According to a National Public Radio (NPR) Report, Tatyana Neustroyeva and Pyotr Kolyadin, both 40, had known each other for decades and had lived together for two years. Tatyana thought marriage was an “archaic convention” while her partner, Pyotr, wanted it, but the time had to be right. As Russia changed course, so did their mindset. As the threat of going to war loomed for Pyotr, marriage became the right thing to do.

“To me, we are facing a world apocalypse,” he said. “And this is like an anchor that you throw forward and maybe somehow it will pull you out. It's kind of an island of order in a world of chaos.”

They married in St. Petersburg, despite long lines for “fast-track registration” and captured their special moment in a photo booth.


In another case, Kirill Gorodnii and his newly wedded wife, Katya, became shocked at the Kremlin’s attacks on Ukraine as part of its “special military operation.” Protesting a war can carry jail sentences for up to ten years, but marriage can entitle a spouse to jail visits in cases of arrest.

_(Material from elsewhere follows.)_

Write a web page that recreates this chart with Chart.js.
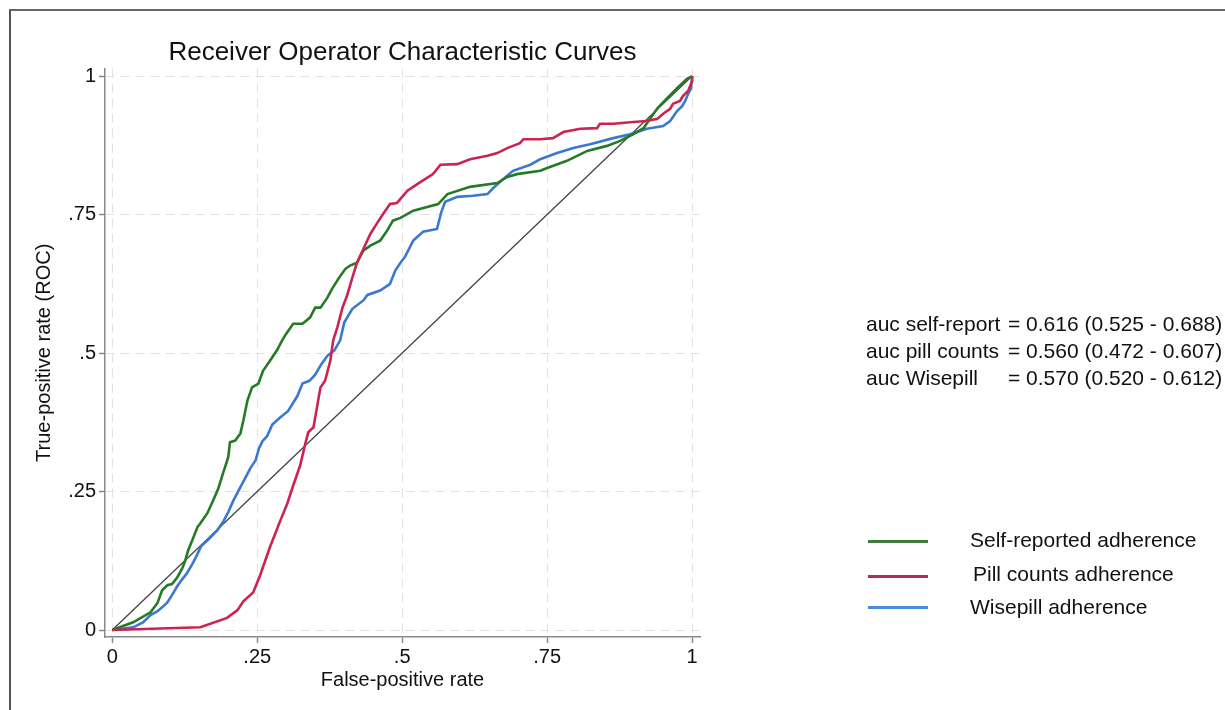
<!DOCTYPE html>
<html>
<head>
<meta charset="utf-8">
<script src="https://cdn.jsdelivr.net/npm/chart.js@4"></script>
<style>
  html, body { margin: 0; padding: 0; background: #fff; }
  #wrap { position: relative; width: 1225px; height: 710px; overflow: hidden; font-family: "Liberation Sans", Arial, sans-serif; color: #111; }
  #frame { position: absolute; left: 9px; top: 9px; width: 1230px; height: 720px; border-top: 2px solid #666; border-left: 2px solid #555; }
  canvas { position: absolute; left: 0; top: 0; }
  .auc { position: absolute; left: 866px; font-size: 21px; white-space: pre; line-height: 27px; }
  .auc span { display: inline-block; width: 142px; }
  .lg { position: absolute; font-size: 21px; white-space: pre; }
  .lgline { position: absolute; left: 868px; width: 60px; height: 3px; }
</style>
</head>
<body>
<div id="wrap">
  <div id="frame"></div>
  <canvas id="c" width="1225" height="710"></canvas>
  <div class="auc" id="auc" style="top:310px"></div>
  <div class="lgline" style="top:540px;background:#3f7a3f"></div>
  <div class="lgline" style="top:575px;background:#b03050"></div>
  <div class="lgline" style="top:606px;background:#4a8ae0"></div>
  <div class="lg" style="left:970px;top:528px">Self-reported adherence</div>
  <div class="lg" style="left:973px;top:562px">Pill counts adherence</div>
  <div class="lg" style="left:970px;top:595px">Wisepill adherence</div>
</div>
<script>
// ---- data ----
const tickValues = [0, 0.25, 0.5, 0.75, 1];
const tickLabels = ["0", ".25", ".5", ".75", "1"];

const seriesNames = ["Self-reported adherence", "Pill counts adherence", "Wisepill adherence"];

const aucLabels = ["auc self-report", "auc pill counts", "auc Wisepill"];
const aucTexts = ["= 0.616 (0.525 - 0.688)", "= 0.560 (0.472 - 0.607)", "= 0.570 (0.520 - 0.612)"];

const selfFpr = [0,0.036,0.066,0.078,0.086,0.095,0.103,0.112,0.121,0.126,0.131,0.138,0.147,0.152,0.164,0.174,0.183,0.191,0.2,0.203,0.212,0.221,0.226,0.233,0.241,0.252,0.26,0.272,0.284,0.293,0.3,0.312,0.328,0.341,0.35,0.359,0.371,0.379,0.39,0.402,0.41,0.422,0.433,0.445,0.462,0.474,0.484,0.497,0.519,0.562,0.578,0.617,0.664,0.681,0.698,0.738,0.75,0.784,0.819,0.853,0.876,0.898,0.916,0.928,0.94,0.957,0.974,0.991,1];
const selfTpr = [0,0.014,0.032,0.049,0.072,0.081,0.083,0.095,0.112,0.126,0.144,0.162,0.186,0.193,0.211,0.234,0.256,0.283,0.312,0.339,0.342,0.355,0.378,0.414,0.438,0.445,0.468,0.486,0.505,0.523,0.535,0.553,0.553,0.564,0.582,0.582,0.6,0.616,0.634,0.652,0.658,0.663,0.685,0.694,0.703,0.721,0.739,0.744,0.757,0.769,0.787,0.8,0.807,0.818,0.823,0.829,0.834,0.847,0.865,0.874,0.883,0.895,0.906,0.924,0.942,0.96,0.978,0.995,1];

const pillFpr = [0,0.152,0.198,0.216,0.226,0.243,0.255,0.272,0.29,0.302,0.312,0.324,0.333,0.338,0.347,0.353,0.359,0.367,0.376,0.381,0.388,0.397,0.405,0.414,0.422,0.433,0.445,0.457,0.467,0.479,0.491,0.509,0.526,0.553,0.566,0.595,0.617,0.647,0.664,0.681,0.703,0.709,0.738,0.76,0.778,0.807,0.836,0.841,0.864,0.898,0.922,0.94,0.95,0.962,0.967,0.979,0.984,0.993,1,1];
const pillTpr = [0,0.005,0.022,0.036,0.052,0.068,0.099,0.15,0.198,0.229,0.261,0.297,0.337,0.357,0.366,0.402,0.438,0.45,0.486,0.523,0.546,0.582,0.604,0.636,0.663,0.688,0.715,0.735,0.751,0.769,0.771,0.793,0.805,0.823,0.84,0.841,0.85,0.856,0.861,0.87,0.879,0.886,0.886,0.888,0.899,0.905,0.906,0.914,0.914,0.917,0.919,0.923,0.932,0.941,0.95,0.955,0.964,0.973,0.991,1];

const wiseFpr = [0,0.036,0.053,0.066,0.078,0.086,0.095,0.103,0.112,0.121,0.129,0.138,0.145,0.153,0.166,0.181,0.191,0.2,0.209,0.221,0.229,0.238,0.247,0.253,0.259,0.267,0.276,0.29,0.303,0.319,0.328,0.34,0.35,0.36,0.371,0.383,0.393,0.4,0.414,0.433,0.44,0.462,0.479,0.488,0.497,0.505,0.519,0.536,0.56,0.567,0.574,0.595,0.622,0.647,0.657,0.674,0.691,0.721,0.738,0.767,0.795,0.824,0.864,0.893,0.922,0.95,0.962,0.974,0.983,0.988,0.993,0.998,1];
const wiseTpr = [0,0.005,0.014,0.027,0.034,0.041,0.05,0.063,0.079,0.092,0.103,0.119,0.133,0.151,0.164,0.18,0.195,0.213,0.234,0.258,0.274,0.292,0.306,0.328,0.341,0.35,0.371,0.384,0.395,0.422,0.445,0.45,0.461,0.479,0.495,0.505,0.523,0.555,0.58,0.595,0.605,0.613,0.625,0.649,0.663,0.674,0.703,0.719,0.724,0.753,0.773,0.782,0.784,0.787,0.798,0.814,0.829,0.84,0.85,0.861,0.87,0.877,0.888,0.895,0.905,0.91,0.919,0.937,0.946,0.955,0.968,0.978,1];

const refX = [0, 1];
const refY = [0, 1];

// ---- build ----
function pts(xs, ys) { return xs.map((x, i) => ({ x: x, y: ys[i] })); }

const aucBox = document.getElementById('auc');
aucBox.innerHTML = aucLabels.map((l, i) => '<div><span>' + l + '</span>' + aucTexts[i] + '</div>').join('');

const FONT = "'Liberation Sans', Arial, sans-serif";

function fixTicks(scale) {
  scale.ticks = tickValues.map(v => ({ value: v }));
}

const axisCommon = {
  type: 'linear',
  min: -0.0125,
  max: 1.0135,
  afterBuildTicks: fixTicks,
  grid: {
    color: '#e2e2e2',
    lineWidth: 1,
    tickColor: '#8a8a8a',
    tickLength: 6,
    tickWidth: 1.5,
    tickBorderDash: []
  },
  border: { display: true, color: '#8a8a8a', width: 1.5, dash: [9, 6] },
  ticks: {
    color: '#111',
    font: { family: FONT, size: 20 },
    autoSkip: false,
    maxRotation: 0,
    callback: function (value, index) { return tickLabels[index]; }
  }
};

new Chart(document.getElementById('c'), {
  type: 'line',
  data: {
    datasets: [
      { label: seriesNames[1], data: pts(pillFpr, pillTpr), borderColor: '#cc2350', borderWidth: 2.6, pointRadius: 0, tension: 0, order: 1 },
      { label: seriesNames[0], data: pts(selfFpr, selfTpr), borderColor: '#267a26', borderWidth: 2.6, pointRadius: 0, tension: 0, order: 2 },
      { label: seriesNames[2], data: pts(wiseFpr, wiseTpr), borderColor: '#3a78d2', borderWidth: 2.6, pointRadius: 0, tension: 0, order: 3 },
      { label: 'reference', data: pts(refX, refY), borderColor: '#444', borderWidth: 1.3, pointRadius: 0, tension: 0, order: 4 }
    ]
  },
  options: {
    responsive: false,
    animation: false,
    layout: { padding: { left: 0, top: 0, right: 525, bottom: 0 } },
    plugins: {
      legend: { display: false },
      tooltip: { enabled: false },
      title: {
        display: true,
        fullSize: false,
        text: 'Receiver Operator Characteristic Curves',
        color: '#111',
        font: { family: FONT, size: 26, weight: 'normal' },
        padding: { top: 37.4, bottom: 0 }
      }
    },
    scales: {
      x: Object.assign({}, axisCommon, {
        position: 'bottom',
        ticks: Object.assign({}, axisCommon.ticks, { padding: 2 }),
        title: { display: true, text: 'False-positive rate', color: '#111', font: { family: FONT, size: 20 }, padding: { top: 0, bottom: 18 } },
        afterFit: function (s) { s.height = 73; }
      }),
      y: Object.assign({}, axisCommon, {
        position: 'left',
        ticks: Object.assign({}, axisCommon.ticks, { padding: 3 }),
        title: { display: true, text: 'True-positive rate (ROC)', color: '#111', font: { family: FONT, size: 20 }, padding: { top: 32, bottom: 0 } },
        afterFit: function (s) { s.width = 105; }
      })
    }
  }
});
</script>
</body>
</html>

While Kirill admits that these jail visits are a “grim joke,” the deal breaker came when Katya’s employer shut down their Russian office and offered her a job in Dubai. Kirill could only join her if he was her husband. The pair fled to Tbilisi, Georgia, to register their wedding. By pure chance, they found friends there who were able to act as witnesses.

As in the case of Tatyana and her now husband, Pyotr, being married as a family matters most, despite ongoing uncertainty.

"I guess we're coping with the help of love," Tatyana said to NPR. “At least we'll know that we are a family.”